The following job script declares a job having the name myjob and requiring one node. It then changes to the work directory, and sends the execution host name, current date, and working directory to standard output.

#!/bin/sh

## Set the job name
#PBS -N demo_job
#PBS -l nodes=1

# Run my Job
beorun --nolocal --np 1 /path/to/my/job

echo Host: $HOSTNAME
echo Date: $(date)
echo Dir: $PWD

Assuming the above job script is in a file called myjob, you would submit it as follows:

[bjosh@hipas]$ qsub myjob
15.hipas

Note that qsub returns the Job ID immediately, although the job is simply queued to run at some future time to be decided by the scheduler. The Job ID is an incrementing integer followed by the name of the submit host.

Equivalent Job Started From Command Line

You are not required to use job scripts. You could instead type all the options and commands at the command line. However, job scripts make it easier to manage your actions and their results. Following is the equivalent command line version of the above job script.

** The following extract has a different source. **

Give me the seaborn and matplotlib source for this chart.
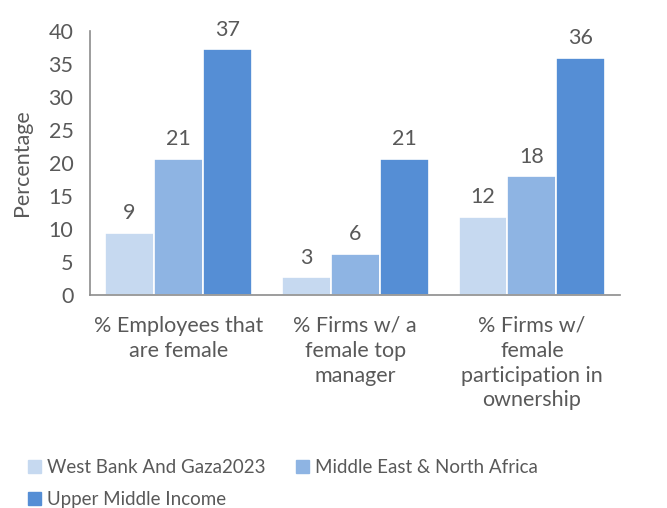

[bjosh@hipas]$ qsub -N myjob -l nodes=1:ppn=1 -j oe
cd $PBS_O_WORKDIR
echo Host: $HOSTNAME
echo Date: $(date)
echo Dir: $PWD
^D
15.master

We entered all of the qsub options on the initial command line. The qsub read our job commands line by line until we typed Control-D, the end of file character. At that point, qsub queued the job and returned the Job ID to us.

A More Complex Job Script Using MPICH

TODO

Checking Job Status

Check the status of your job using qstat. Here's an example with output:

[bjosh@hipas]$ qsub myjob && watch qstat -n
 
master:
                                                            Req'd  Req'd   Elap
Job ID          Username Queue    Jobname    SessID NDS TSK Memory Time  S Time
--------------- -------- -------- ---------- ------ --- --- ------ ----- - -----
15.hipas         bjosh   default  myjob         --    1  --    --  00:01 Q   --
    --

The watch command is used to execute the qstat -n command every 2 seconds by default. This will help you see the progression of events. Press Control-C to interrupt watch.

Some Helpful commands

Command Purpose
ps -ef | bpstat -P Display all running jobs, with node number for each.
qstat -Q Display status of all queues.
qstat -n Display status of queued jobs.
qstat -f JOBID Display very detailed information about JOBID.
qstat -Q -f Display status of all queues in more detail.
pbsnodes -a Display status of all nodes.

How to Find Which Nodes Your Job is Using

qstat -an
Note your jobid(s).

qstat -f jobid
Note the process id(s) of your job(s).

ps -ef | bpstat -P | grep yourname
The number of the node running your job will be displayed in the first column of output.

Where To Find Job Output

When your job terminates, Torque will store its output and error streams in files in the script's work directory.

The output file is [JOBNAME].o[JOBID] by default. You can override that using the qsub -o PATH option.

The error file is [JOBNAME].e[JOBID] by default. You can override that using the qsub -e PATH option.

The qsub -j oe option can be used to join the output and error streams into a single file.